→ What to produce
Copy nothing but the text: reproduce each line of the listing exactly and leave the pictures out.
# start of Data provided
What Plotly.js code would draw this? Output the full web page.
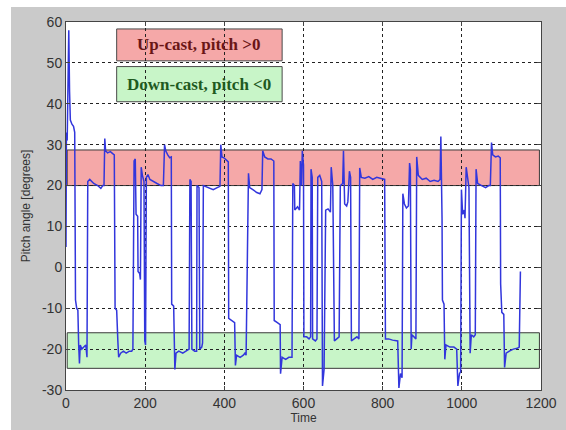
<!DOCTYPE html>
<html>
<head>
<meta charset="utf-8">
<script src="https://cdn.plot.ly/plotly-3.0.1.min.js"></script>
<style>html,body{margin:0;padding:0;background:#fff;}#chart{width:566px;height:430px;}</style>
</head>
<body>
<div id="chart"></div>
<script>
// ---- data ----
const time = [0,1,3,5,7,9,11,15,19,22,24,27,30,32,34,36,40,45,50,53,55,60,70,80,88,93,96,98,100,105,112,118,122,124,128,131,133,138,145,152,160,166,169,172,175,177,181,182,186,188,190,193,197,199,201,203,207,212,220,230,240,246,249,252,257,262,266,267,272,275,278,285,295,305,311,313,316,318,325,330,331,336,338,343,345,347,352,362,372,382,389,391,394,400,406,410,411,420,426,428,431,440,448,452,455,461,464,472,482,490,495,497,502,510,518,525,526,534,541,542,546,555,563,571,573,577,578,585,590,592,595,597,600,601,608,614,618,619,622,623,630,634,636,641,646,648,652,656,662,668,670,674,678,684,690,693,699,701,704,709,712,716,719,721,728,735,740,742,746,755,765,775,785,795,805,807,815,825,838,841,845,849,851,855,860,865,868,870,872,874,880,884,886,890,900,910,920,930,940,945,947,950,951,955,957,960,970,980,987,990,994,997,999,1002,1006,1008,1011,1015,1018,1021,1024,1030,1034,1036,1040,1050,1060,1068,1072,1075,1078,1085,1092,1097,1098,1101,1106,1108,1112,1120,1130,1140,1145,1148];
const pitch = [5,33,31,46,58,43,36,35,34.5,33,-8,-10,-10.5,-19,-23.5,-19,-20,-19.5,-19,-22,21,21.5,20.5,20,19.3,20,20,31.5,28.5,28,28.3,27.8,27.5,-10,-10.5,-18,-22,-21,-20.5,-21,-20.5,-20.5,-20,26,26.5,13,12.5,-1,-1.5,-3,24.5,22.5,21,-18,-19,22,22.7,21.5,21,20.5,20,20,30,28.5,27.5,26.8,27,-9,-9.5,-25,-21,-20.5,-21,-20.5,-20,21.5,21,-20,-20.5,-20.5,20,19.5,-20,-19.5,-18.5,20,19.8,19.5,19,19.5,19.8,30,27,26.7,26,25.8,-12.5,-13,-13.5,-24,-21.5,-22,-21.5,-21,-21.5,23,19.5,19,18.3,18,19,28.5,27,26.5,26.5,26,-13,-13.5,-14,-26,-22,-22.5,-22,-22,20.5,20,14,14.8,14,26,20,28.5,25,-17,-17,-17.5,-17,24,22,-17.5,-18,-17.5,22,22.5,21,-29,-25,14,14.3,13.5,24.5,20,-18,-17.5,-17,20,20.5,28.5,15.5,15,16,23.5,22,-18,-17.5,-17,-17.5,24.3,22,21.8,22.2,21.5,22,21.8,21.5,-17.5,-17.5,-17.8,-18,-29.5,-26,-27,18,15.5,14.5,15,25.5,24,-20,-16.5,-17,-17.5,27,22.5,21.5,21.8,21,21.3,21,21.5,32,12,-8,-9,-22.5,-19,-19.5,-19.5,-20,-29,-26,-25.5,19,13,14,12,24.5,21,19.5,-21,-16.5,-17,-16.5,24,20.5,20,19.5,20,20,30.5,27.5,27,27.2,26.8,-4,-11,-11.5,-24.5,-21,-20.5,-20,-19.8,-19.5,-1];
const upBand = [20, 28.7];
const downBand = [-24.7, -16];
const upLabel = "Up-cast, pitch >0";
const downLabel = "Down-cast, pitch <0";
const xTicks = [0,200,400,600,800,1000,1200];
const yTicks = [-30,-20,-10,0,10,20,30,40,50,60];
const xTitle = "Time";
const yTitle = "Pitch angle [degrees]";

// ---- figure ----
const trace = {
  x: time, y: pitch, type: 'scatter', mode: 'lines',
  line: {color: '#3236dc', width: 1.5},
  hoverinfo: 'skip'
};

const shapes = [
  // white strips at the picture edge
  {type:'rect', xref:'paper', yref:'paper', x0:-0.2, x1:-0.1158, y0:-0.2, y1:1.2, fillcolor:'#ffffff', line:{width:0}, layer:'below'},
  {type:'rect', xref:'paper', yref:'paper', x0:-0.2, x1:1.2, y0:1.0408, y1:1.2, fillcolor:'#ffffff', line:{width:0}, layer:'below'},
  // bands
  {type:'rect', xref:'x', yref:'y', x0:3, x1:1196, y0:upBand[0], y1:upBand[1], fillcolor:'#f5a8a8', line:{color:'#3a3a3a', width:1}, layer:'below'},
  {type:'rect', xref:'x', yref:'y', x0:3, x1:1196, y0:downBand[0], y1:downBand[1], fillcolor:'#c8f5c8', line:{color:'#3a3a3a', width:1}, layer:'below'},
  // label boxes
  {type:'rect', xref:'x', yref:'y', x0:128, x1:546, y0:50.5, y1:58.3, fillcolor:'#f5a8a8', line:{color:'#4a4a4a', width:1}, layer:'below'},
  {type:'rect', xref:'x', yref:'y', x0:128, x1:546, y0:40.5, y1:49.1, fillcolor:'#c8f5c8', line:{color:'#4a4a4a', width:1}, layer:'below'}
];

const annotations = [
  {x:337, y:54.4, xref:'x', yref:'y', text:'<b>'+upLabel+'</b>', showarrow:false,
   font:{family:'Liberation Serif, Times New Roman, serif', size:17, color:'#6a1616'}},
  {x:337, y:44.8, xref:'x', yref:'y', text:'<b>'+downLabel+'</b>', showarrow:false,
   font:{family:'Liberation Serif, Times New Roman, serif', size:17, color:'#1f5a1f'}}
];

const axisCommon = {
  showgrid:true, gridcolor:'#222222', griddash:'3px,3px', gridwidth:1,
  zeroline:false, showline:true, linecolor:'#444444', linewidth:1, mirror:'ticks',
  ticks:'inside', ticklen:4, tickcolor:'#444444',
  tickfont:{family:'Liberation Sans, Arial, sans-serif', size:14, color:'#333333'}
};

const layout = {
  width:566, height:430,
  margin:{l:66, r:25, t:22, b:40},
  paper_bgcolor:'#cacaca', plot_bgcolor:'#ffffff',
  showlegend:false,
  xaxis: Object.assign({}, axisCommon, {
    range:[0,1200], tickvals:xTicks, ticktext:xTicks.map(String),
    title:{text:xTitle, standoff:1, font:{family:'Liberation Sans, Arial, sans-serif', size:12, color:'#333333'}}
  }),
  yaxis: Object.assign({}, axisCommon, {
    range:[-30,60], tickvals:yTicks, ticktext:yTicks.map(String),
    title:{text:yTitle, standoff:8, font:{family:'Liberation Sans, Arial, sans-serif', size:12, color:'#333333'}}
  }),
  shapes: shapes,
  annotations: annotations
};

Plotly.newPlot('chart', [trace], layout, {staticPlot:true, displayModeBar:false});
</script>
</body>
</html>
# end of Data provided
→ Full response
What Plotly.js code would draw this? Output the full web page.
<!DOCTYPE html>
<html>
<head>
<meta charset="utf-8">
<script src="https://cdn.plot.ly/plotly-3.0.1.min.js"></script>
<style>html,body{margin:0;padding:0;background:#fff;}#chart{width:566px;height:430px;}</style>
</head>
<body>
<div id="chart"></div>
<script>
// ---- data ----
const time = [0,1,3,5,7,9,11,15,19,22,24,27,30,32,34,36,40,45,50,53,55,60,70,80,88,93,96,98,100,105,112,118,122,124,128,131,133,138,145,152,160,166,169,172,175,177,181,182,186,188,190,193,197,199,201,203,207,212,220,230,240,246,249,252,257,262,266,267,272,275,278,285,295,305,311,313,316,318,325,330,331,336,338,343,345,347,352,362,372,382,389,391,394,400,406,410,411,420,426,428,431,440,448,452,455,461,464,472,482,490,495,497,502,510,518,525,526,534,541,542,546,555,563,571,573,577,578,585,590,592,595,597,600,601,608,614,618,619,622,623,630,634,636,641,646,648,652,656,662,668,670,674,678,684,690,693,699,701,704,709,712,716,719,721,728,735,740,742,746,755,765,775,785,795,805,807,815,825,838,841,845,849,851,855,860,865,868,870,872,874,880,884,886,890,900,910,920,930,940,945,947,950,951,955,957,960,970,980,987,990,994,997,999,1002,1006,1008,1011,1015,1018,1021,1024,1030,1034,1036,1040,1050,1060,1068,1072,1075,1078,1085,1092,1097,1098,1101,1106,1108,1112,1120,1130,1140,1145,1148];
const pitch = [5,33,31,46,58,43,36,35,34.5,33,-8,-10,-10.5,-19,-23.5,-19,-20,-19.5,-19,-22,21,21.5,20.5,20,19.3,20,20,31.5,28.5,28,28.3,27.8,27.5,-10,-10.5,-18,-22,-21,-20.5,-21,-20.5,-20.5,-20,26,26.5,13,12.5,-1,-1.5,-3,24.5,22.5,21,-18,-19,22,22.7,21.5,21,20.5,20,20,30,28.5,27.5,26.8,27,-9,-9.5,-25,-21,-20.5,-21,-20.5,-20,21.5,21,-20,-20.5,-20.5,20,19.5,-20,-19.5,-18.5,20,19.8,19.5,19,19.5,19.8,30,27,26.7,26,25.8,-12.5,-13,-13.5,-24,-21.5,-22,-21.5,-21,-21.5,23,19.5,19,18.3,18,19,28.5,27,26.5,26.5,26,-13,-13.5,-14,-26,-22,-22.5,-22,-22,20.5,20,14,14.8,14,26,20,28.5,25,-17,-17,-17.5,-17,24,22,-17.5,-18,-17.5,22,22.5,21,-29,-25,14,14.3,13.5,24.5,20,-18,-17.5,-17,20,20.5,28.5,15.5,15,16,23.5,22,-18,-17.5,-17,-17.5,24.3,22,21.8,22.2,21.5,22,21.8,21.5,-17.5,-17.5,-17.8,-18,-29.5,-26,-27,18,15.5,14.5,15,25.5,24,-20,-16.5,-17,-17.5,27,22.5,21.5,21.8,21,21.3,21,21.5,32,12,-8,-9,-22.5,-19,-19.5,-19.5,-20,-29,-26,-25.5,19,13,14,12,24.5,21,19.5,-21,-16.5,-17,-16.5,24,20.5,20,19.5,20,20,30.5,27.5,27,27.2,26.8,-4,-11,-11.5,-24.5,-21,-20.5,-20,-19.8,-19.5,-1];
const upBand = [20, 28.7];
const downBand = [-24.7, -16];
const upLabel = "Up-cast, pitch >0";
const downLabel = "Down-cast, pitch <0";
const xTicks = [0,200,400,600,800,1000,1200];
const yTicks = [-30,-20,-10,0,10,20,30,40,50,60];
const xTitle = "Time";
const yTitle = "Pitch angle [degrees]";

// ---- figure ----
const trace = {
  x: time, y: pitch, type: 'scatter', mode: 'lines',
  line: {color: '#3236dc', width: 1.5},
  hoverinfo: 'skip'
};

const shapes = [
  // white strips at the picture edge
  {type:'rect', xref:'paper', yref:'paper', x0:-0.2, x1:-0.1158, y0:-0.2, y1:1.2, fillcolor:'#ffffff', line:{width:0}, layer:'below'},
  {type:'rect', xref:'paper', yref:'paper', x0:-0.2, x1:1.2, y0:1.0408, y1:1.2, fillcolor:'#ffffff', line:{width:0}, layer:'below'},
  // bands
  {type:'rect', xref:'x', yref:'y', x0:3, x1:1196, y0:upBand[0], y1:upBand[1], fillcolor:'#f5a8a8', line:{color:'#3a3a3a', width:1}, layer:'below'},
  {type:'rect', xref:'x', yref:'y', x0:3, x1:1196, y0:downBand[0], y1:downBand[1], fillcolor:'#c8f5c8', line:{color:'#3a3a3a', width:1}, layer:'below'},
  // label boxes
  {type:'rect', xref:'x', yref:'y', x0:128, x1:546, y0:50.5, y1:58.3, fillcolor:'#f5a8a8', line:{color:'#4a4a4a', width:1}, layer:'below'},
  {type:'rect', xref:'x', yref:'y', x0:128, x1:546, y0:40.5, y1:49.1, fillcolor:'#c8f5c8', line:{color:'#4a4a4a', width:1}, layer:'below'}
];

const annotations = [
  {x:337, y:54.4, xref:'x', yref:'y', text:'<b>'+upLabel+'</b>', showarrow:false,
   font:{family:'Liberation Serif, Times New Roman, serif', size:17, color:'#6a1616'}},
  {x:337, y:44.8, xref:'x', yref:'y', text:'<b>'+downLabel+'</b>', showarrow:false,
   font:{family:'Liberation Serif, Times New Roman, serif', size:17, color:'#1f5a1f'}}
];

const axisCommon = {
  showgrid:true, gridcolor:'#222222', griddash:'3px,3px', gridwidth:1,
  zeroline:false, showline:true, linecolor:'#444444', linewidth:1, mirror:'ticks',
  ticks:'inside', ticklen:4, tickcolor:'#444444',
  tickfont:{family:'Liberation Sans, Arial, sans-serif', size:14, color:'#333333'}
};

const layout = {
  width:566, height:430,
  margin:{l:66, r:25, t:22, b:40},
  paper_bgcolor:'#cacaca', plot_bgcolor:'#ffffff',
  showlegend:false,
  xaxis: Object.assign({}, axisCommon, {
    range:[0,1200], tickvals:xTicks, ticktext:xTicks.map(String),
    title:{text:xTitle, standoff:1, font:{family:'Liberation Sans, Arial, sans-serif', size:12, color:'#333333'}}
  }),
  yaxis: Object.assign({}, axisCommon, {
    range:[-30,60], tickvals:yTicks, ticktext:yTicks.map(String),
    title:{text:yTitle, standoff:8, font:{family:'Liberation Sans, Arial, sans-serif', size:12, color:'#333333'}}
  }),
  shapes: shapes,
  annotations: annotations
};

Plotly.newPlot('chart', [trace], layout, {staticPlot:true, displayModeBar:false});
</script>
</body>
</html>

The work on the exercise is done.